Plotting code records:
/---
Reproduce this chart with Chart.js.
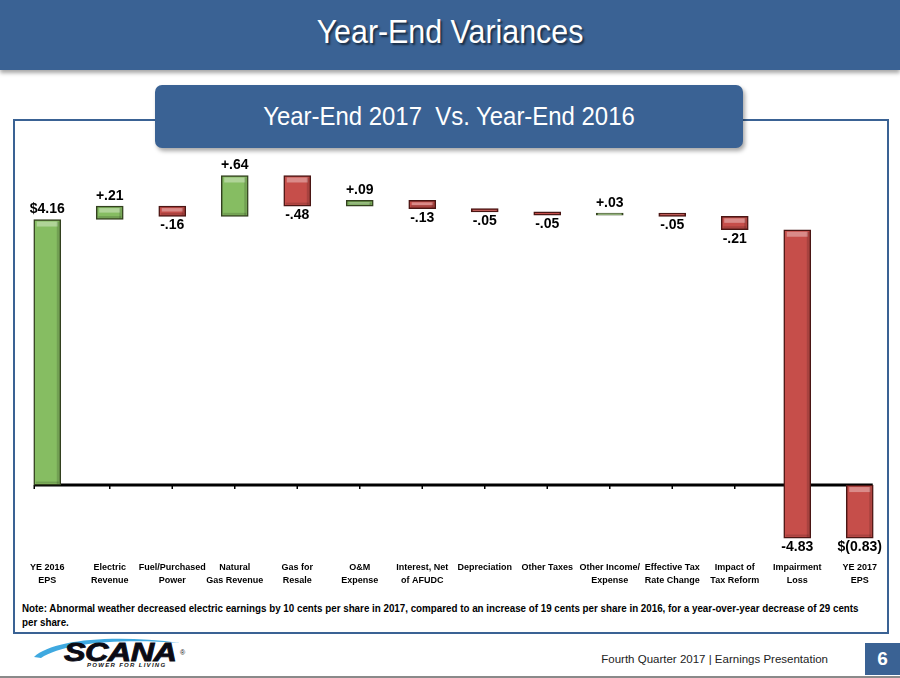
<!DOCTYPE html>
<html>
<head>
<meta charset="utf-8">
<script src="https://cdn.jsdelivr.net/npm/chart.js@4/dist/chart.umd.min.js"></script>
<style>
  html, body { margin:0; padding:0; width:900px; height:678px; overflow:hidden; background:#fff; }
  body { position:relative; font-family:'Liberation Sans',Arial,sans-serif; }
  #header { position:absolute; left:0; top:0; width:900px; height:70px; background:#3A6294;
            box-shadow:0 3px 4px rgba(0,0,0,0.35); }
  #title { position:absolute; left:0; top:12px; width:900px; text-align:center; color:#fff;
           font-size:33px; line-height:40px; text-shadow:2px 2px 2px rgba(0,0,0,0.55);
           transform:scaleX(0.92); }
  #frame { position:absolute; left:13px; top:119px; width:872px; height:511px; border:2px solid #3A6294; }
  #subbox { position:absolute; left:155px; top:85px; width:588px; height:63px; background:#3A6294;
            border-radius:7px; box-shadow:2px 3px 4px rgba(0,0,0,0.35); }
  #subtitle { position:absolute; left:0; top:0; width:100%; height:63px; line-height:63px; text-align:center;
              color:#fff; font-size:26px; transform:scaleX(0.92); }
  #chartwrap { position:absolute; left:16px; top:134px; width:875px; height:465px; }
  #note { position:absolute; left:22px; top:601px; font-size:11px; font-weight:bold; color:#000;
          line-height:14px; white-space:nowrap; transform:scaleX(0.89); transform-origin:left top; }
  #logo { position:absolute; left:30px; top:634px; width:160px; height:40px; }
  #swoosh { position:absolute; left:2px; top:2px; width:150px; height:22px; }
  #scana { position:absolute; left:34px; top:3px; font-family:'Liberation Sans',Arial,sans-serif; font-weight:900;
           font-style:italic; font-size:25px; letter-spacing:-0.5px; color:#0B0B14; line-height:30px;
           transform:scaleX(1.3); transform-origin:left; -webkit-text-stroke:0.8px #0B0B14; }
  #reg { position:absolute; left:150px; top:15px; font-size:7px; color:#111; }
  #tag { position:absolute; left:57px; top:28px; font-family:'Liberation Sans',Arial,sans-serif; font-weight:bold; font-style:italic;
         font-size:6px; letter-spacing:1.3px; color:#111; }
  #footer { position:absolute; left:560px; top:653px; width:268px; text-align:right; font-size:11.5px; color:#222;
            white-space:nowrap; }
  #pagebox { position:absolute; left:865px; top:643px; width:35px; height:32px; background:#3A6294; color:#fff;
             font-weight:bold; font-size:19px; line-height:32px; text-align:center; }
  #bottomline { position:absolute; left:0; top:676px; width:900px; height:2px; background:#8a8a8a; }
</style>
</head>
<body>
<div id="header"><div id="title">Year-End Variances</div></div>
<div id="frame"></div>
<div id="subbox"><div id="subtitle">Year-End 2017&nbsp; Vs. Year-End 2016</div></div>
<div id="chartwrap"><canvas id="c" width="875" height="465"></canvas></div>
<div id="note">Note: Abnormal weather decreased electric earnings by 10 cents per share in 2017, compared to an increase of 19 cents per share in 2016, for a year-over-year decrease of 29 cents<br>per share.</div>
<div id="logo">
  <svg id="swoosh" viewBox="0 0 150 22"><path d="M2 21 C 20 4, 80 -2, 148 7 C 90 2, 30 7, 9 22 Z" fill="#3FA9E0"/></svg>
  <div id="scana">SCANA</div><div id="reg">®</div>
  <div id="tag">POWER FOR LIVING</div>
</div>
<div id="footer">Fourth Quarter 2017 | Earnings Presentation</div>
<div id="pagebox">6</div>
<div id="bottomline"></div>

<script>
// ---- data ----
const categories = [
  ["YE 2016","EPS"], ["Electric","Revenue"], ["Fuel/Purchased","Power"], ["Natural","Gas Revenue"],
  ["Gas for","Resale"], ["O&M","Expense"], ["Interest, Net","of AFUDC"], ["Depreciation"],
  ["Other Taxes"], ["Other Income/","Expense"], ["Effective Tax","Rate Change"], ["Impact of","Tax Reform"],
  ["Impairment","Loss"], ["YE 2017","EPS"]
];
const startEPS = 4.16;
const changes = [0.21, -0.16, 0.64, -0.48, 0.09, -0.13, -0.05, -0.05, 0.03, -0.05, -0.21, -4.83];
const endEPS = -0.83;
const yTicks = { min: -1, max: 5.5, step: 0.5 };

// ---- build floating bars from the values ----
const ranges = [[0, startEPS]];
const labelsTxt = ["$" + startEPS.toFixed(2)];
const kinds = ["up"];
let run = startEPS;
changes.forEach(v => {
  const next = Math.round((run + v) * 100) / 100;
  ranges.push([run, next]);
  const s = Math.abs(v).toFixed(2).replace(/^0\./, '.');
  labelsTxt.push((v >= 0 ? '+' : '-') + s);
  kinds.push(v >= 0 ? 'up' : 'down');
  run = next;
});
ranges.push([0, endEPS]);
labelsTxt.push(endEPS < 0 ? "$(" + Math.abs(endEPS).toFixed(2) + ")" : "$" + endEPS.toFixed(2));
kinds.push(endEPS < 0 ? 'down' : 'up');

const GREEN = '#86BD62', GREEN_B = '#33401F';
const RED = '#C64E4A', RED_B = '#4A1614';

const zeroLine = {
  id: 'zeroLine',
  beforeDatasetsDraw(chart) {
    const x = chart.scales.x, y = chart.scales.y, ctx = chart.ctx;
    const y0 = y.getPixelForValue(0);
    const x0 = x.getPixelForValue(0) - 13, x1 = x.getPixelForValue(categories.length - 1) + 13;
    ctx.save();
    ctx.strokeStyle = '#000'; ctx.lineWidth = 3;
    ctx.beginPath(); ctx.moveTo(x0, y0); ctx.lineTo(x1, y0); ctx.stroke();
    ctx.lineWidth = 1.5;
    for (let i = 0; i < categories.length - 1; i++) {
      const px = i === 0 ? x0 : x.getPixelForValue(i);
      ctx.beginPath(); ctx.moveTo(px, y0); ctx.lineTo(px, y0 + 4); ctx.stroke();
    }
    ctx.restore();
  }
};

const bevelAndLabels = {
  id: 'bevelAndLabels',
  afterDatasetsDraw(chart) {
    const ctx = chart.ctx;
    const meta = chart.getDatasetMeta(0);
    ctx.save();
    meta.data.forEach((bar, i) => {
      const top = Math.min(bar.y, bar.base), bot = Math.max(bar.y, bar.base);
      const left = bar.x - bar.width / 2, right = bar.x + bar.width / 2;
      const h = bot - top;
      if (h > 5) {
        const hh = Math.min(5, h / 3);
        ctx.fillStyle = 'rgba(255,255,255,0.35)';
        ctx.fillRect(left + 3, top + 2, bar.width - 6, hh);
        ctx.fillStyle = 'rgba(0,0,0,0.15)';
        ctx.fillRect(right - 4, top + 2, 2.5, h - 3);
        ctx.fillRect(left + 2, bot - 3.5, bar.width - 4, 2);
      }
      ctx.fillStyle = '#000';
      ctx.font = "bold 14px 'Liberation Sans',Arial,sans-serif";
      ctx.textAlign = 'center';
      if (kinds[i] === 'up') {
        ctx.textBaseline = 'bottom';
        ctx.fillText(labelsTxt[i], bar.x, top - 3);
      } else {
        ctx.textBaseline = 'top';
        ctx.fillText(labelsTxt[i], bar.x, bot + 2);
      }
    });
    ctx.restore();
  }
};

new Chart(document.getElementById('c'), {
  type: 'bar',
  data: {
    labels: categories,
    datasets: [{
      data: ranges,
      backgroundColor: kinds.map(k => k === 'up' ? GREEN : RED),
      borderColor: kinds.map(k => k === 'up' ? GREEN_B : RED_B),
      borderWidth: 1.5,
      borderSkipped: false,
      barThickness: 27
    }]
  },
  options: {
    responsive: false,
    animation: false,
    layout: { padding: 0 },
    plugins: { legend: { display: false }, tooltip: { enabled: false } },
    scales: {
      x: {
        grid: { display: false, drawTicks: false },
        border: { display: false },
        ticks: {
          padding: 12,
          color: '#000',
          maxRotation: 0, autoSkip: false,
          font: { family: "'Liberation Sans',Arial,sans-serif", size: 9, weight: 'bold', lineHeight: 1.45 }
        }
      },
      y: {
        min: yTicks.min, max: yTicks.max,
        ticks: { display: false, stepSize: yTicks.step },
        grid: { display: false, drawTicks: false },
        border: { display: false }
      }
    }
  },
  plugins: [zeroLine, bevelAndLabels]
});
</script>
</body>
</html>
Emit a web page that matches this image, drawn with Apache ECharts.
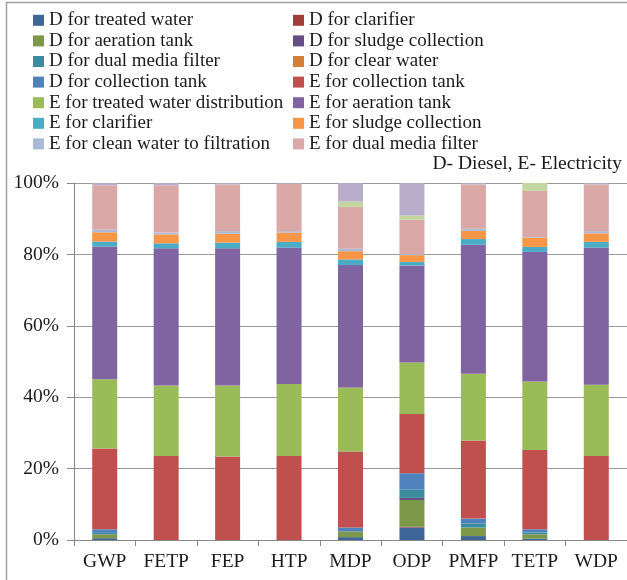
\---
GIVEN INSTRUCTION: Locate the word "with" in the records and collect each line it appears in.

THE ANSWER:
Reproduce this chart with Chart.js.
Emit a web page that matches this image, drawn with Apache ECharts.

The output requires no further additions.